Metropolitan Ministries is a busy place on Christmas Day. They feed a lot of homeless people, with no regard to where they come from, what they believe, what color they are.

So the idea that they only discriminate at the top of the heap, on their board of trustees, comes as a shock.

Nah. When they keep Jews off the board, it stinks.

The Ministries has a provision in its bylaws that only a "professed Christian" can be on the board. As a result, the wife of a TECO Energy executive, Linda Karson, was barred from the board last year. She's Jewish.

They say at the Ministries they have done business as Jesus would have done it. I know that they probably are talking abut the Biblical mission to tend to the poor, but in this context, claiming Jesus as your protection is a cheap dodge for old-fashioned anti-Semitism.

Since Karson was barred from the board, TECO has started talking about no longer giving to Metropolitan Ministries.

Money talks loudly, even louder than being held up to public embarrassment. This week, the Ministries board will vote on whether to remove the professed Christian provision.

You can predict the outcome.

For years, Metropolitan Ministries has had gold-plated status among Tampa charities. Its corporate donors, like TECO, were numerous and generous.

Add to that just plain people who went to the Ministries' doors at Christmas to give food and toys for poor families.

The line of cars would go around the block. This past holiday season, people were so generous the Ministries collected 636,000 pounds of food, including 10,000 turkeys and 74,000 toys.
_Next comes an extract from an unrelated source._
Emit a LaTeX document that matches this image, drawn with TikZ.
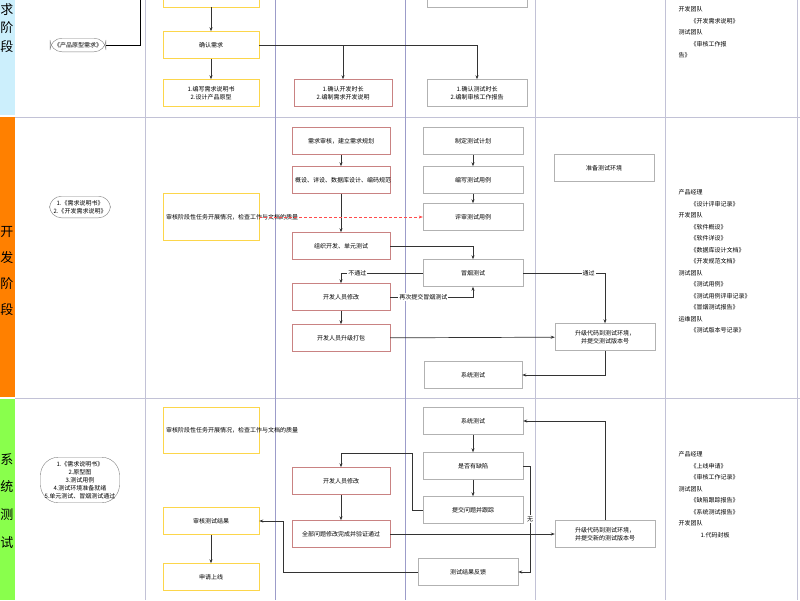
\documentclass[tikz,border=0pt]{standalone}
\usepackage{fontspec}
\setmainfont{Noto Sans CJK SC}
\usetikzlibrary{arrows.meta}

\tikzstyle{box} = [draw=gray!60, fill=white, minimum height=27pt, align=center, inner sep=2pt, font=\fontsize{6}{8}\selectfont]
\tikzstyle{pm} = [box, draw=yellow!60!orange!70, minimum width=96pt, text width=90pt]
\tikzstyle{dev} = [box, draw=red!40!gray!70, minimum width=98pt, text width=92pt]
\tikzstyle{qa} = [box, minimum width=100pt, text width=94pt]
\tikzstyle{doc} = [draw=gray, rounded corners=12pt, align=center, fill=white, font=\fontsize{6}{8}\selectfont, inner sep=4pt]
\tikzstyle{outdoc} = [align=left, anchor=north west, font=\fontsize{6}{11.5}\selectfont]
\tikzstyle{phase} = [font=\fontsize{13}{13}\selectfont]
\tikzstyle{flow} = [draw=black!80, -{Stealth[length=4pt]}, line width=0.7pt]
\tikzstyle{lab} = [fill=white, inner sep=1pt, font=\fontsize{6}{7}\selectfont]

\begin{document}
\begin{tikzpicture}[x=1pt, y=-1pt]
    \useasboundingbox (0, 0) rectangle (800, 600);
    % phase strip and lanes
    \fill[cyan!20] (0, 0) rectangle (15, 115);
    \fill[orange] (0, 117) rectangle (15, 397);
    \fill[green!55!lime!70] (0, 399) rectangle (15, 600);
    \draw[blue!20!gray!40] (15, 117) -- (800, 117);
    \draw[blue!20!gray!40] (15, 398) -- (800, 398);
    \foreach \xx in {145, 275, 405, 535, 665}
        \draw[blue!20!gray!40] (\xx, 0) -- (\xx, 600);
    \draw[blue!30!gray!60] (275, 0) -- (275, 600);
    \draw[blue!30!gray!60] (405, 0) -- (405, 600);
    \draw[blue!20!gray!40] (797, 0) -- (797, 600);
    \foreach \ch/\yy in {求/10, 阶/28, 段/47}
        \node[phase] at (7, \yy) {\ch};
    \foreach \ch/\yy in {开/232, 发/258, 阶/284, 段/310}
        \node[phase] at (7, \yy) {\ch};
    \foreach \ch/\yy in {系/460, 统/487, 测/515, 试/543}
        \node[phase] at (7, \yy) {\ch};

    % requirement phase
    \node[pm, minimum height=30pt] (Top1) at (211, -8) {};
    \node[qa, minimum height=30pt] (Top2) at (477, -8) {};
    \node[doc] (Proto) at (78, 45) {《产品原型需求》};
    \coordinate (ProtoUp) at (140, 0);
    \node[pm] (Confirm) at (211, 45) {确认需求};
    \node[pm] (ReqDoc) at (211, 93) {1.编写需求说明书\\2.设计产品原型};
    \node[dev] (DevTime) at (343, 93) {1.确认开发时长\\2.编制需求开发说明};
    \node[qa] (TestTime) at (477, 93) {1.确认测试时长\\2.编制审核工作报告};
    \draw[line width=0.7pt] (Proto.east) -| (ProtoUp);
    \draw[flow] (Top1) -- (Confirm);
    \draw[flow] (Confirm) -- (ReqDoc);
    \draw[flow] (Confirm.east) -| (DevTime.north);
    \draw[flow] (Confirm.east) -| (TestTime.north);
    \node[outdoc] at (675, 3) {开发团队\\\hspace{12pt}《开发需求说明》\\测试团队\\\hspace{12pt}《审核工作报\\告》};

    % development phase
    \node[doc] (DevIn) at (80, 207) {1.《需求说明书》\\2.《开发需求说明》};
    \node[pm, minimum height=47pt] (Audit1) at (211, 217) {审核阶段性任务开展情况，检查工作与文档的质量};
    \node[dev] (Plan) at (341, 141) {需求审核，建立需求规划};
    \node[dev] (Design) at (341, 180) {概设、详设、数据库设计、编码规范};
    \node[dev] (Code) at (341, 246) {组织开发、单元测试};
    \node[dev] (Fix1) at (341, 297) {开发人员修改};
    \node[dev] (Pack) at (341, 338) {开发人员升级打包};
    \node[qa] (TPlan) at (473, 141) {制定测试计划};
    \node[qa] (TCase) at (473, 180) {编写测试用例};
    \node[qa] (TReview) at (473, 217) {评审测试用例};
    \node[qa] (Smoke) at (473, 273) {冒烟测试};
    \node[qa, minimum width=96pt] (SysT1) at (473, 375) {系统测试};
    \node[qa] (Env) at (604, 168) {准备测试环境};
    \node[qa] (Deploy1) at (605, 337) {升级代码到测试环境，\\并提交测试版本号};
    \draw[flow] (Plan) -- (Design);
    \draw[flow] (Design) -- (Code);
    \draw[flow] (TPlan) -- (TCase);
    \draw[flow] (TCase) -- (TReview);
    \draw[-{Stealth[length=4pt]}, red!70, densely dashed, thin] (Audit1) -- (TReview);
    \draw[flow] (Code.east) -| (Smoke.north);
    \draw[flow] (Smoke.west) -| node[lab, pos=0.4] {不通过} (Fix1.north);
    \draw[flow] (Fix1.east) -| node[lab, pos=0.2] {再次提交冒烟测试} (Smoke.south);
    \draw[flow] (Fix1) -- (Pack);
    \draw[flow] (Pack) -- (Deploy1);
    \draw[flow] (Smoke.east) -| node[lab, pos=0.4] {通过} (Deploy1.north);
    \draw[flow] (Deploy1.south) |- (SysT1.east);
    \node[outdoc] at (675, 186) {产品经理\\\hspace{12pt}《设计评审记录》\\开发团队\\\hspace{12pt}《软件概设》\\\hspace{12pt}《软件详设》\\\hspace{12pt}《数据库设计文档》\\\hspace{12pt}《开发规范文档》\\测试团队\\\hspace{12pt}《测试用例》\\\hspace{12pt}《测试用例评审记录》\\\hspace{12pt}《冒烟测试报告》\\运维团队\\\hspace{12pt}《测试版本号记录》};

    % system test phase
    \node[doc, rounded corners=18pt] (SysIn) at (80, 480) {1.《需求说明书》\\2.原型图\\3.测试用例\\4.测试环境准备就绪\\5.单元测试、冒烟测试通过};
    \node[pm, minimum height=46pt] (Audit2) at (211, 430) {审核阶段性任务开展情况，检查工作与文档的质量};
    \node[pm] (Result) at (211, 521) {审核测试结果};
    \node[pm] (Online) at (211, 577) {申请上线};
    \node[dev] (Fix2) at (341, 481) {开发人员修改};
    \node[dev] (Verify) at (341, 534) {全部问题修改完成并验证通过};
    \node[qa] (SysT2) at (473, 421) {系统测试};
    \node[qa] (Defect) at (473, 466) {是否有缺陷};
    \node[qa] (Track) at (473, 510) {提交问题并跟踪};
    \node[qa] (Feedback) at (468, 572) {测试结果反馈};
    \node[qa] (Deploy2) at (605, 534) {升级代码到测试环境，\\并提交新的测试版本号};
    \coordinate (TrackL) at (412, 510);
    \coordinate (TrackU) at (412, 453);
    \coordinate (DefR) at (530, 466);
    \coordinate (FbL) at (283, 572);
    \draw[flow] (SysT2) -- (Defect);
    \draw[flow] (Defect) -- (Track);
    \draw[flow] (Track.west) -- (TrackL) -- (TrackU) -| (Fix2.north);
    \draw[flow] (Fix2) -- (Verify);
    \draw[flow] (Verify) -- (Deploy2);
    \draw[flow] (Deploy2.north) |- (SysT2.east);
    \draw[flow] (Defect.east) -- (DefR) |- node[lab, pos=0.25] {无} (Feedback.east);
    \draw[flow] (Feedback.west) -- (FbL) |- (Result.east);
    \draw[flow] (Result) -- (Online);
    \node[outdoc] at (675, 448) {产品经理\\\hspace{12pt}《上线申请》\\\hspace{12pt}《审核工作记录》\\测试团队\\\hspace{12pt}《缺陷跟踪报告》\\\hspace{12pt}《系统测试报告》\\开发团队\\\hspace{22pt}1.代码封板};
\end{tikzpicture}
\end{document}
The corporate money, the private contributions, were all declarations of how much Tampa believed in the open arms of Metropolitan Ministries. When you gave to the Ministries, you felt a little better about yourself.

You felt that you lived in a place where we believed in doing good.

What is going on at Metropolitan Ministries is not a shock. Like most cities, Tampa has its own history of anti-Semitism. We just don't seem to be able to get over it.

In 1986, Sandy Freedman became mayor. She is Jewish. One of the first things she tried to do was to make prayers at the start of public meetings more ecumenical.

She didn't want to bar prayers, mind you. She only wanted to replace the word Jesus with God. That may not sound like much, but Freedman encountered tremendous opposition.

The reaction wasn't much different when she changed the mayor's prayer breakfast from a chest-thumping declaration for fundamentalist Christianity to a more ecumenical event.

Fifteen years have passed since Freedman's first efforts. So much time. So little change.

It's not that Metropolitan Ministries doesn't do wonderful work. It does no less than save lives. But Metropolitan Ministries can't go about doing good while acting hypocritically, even cruelly, to people who don't believe what they do.

What if they applied that thinking to the homeless who come knocking at the door?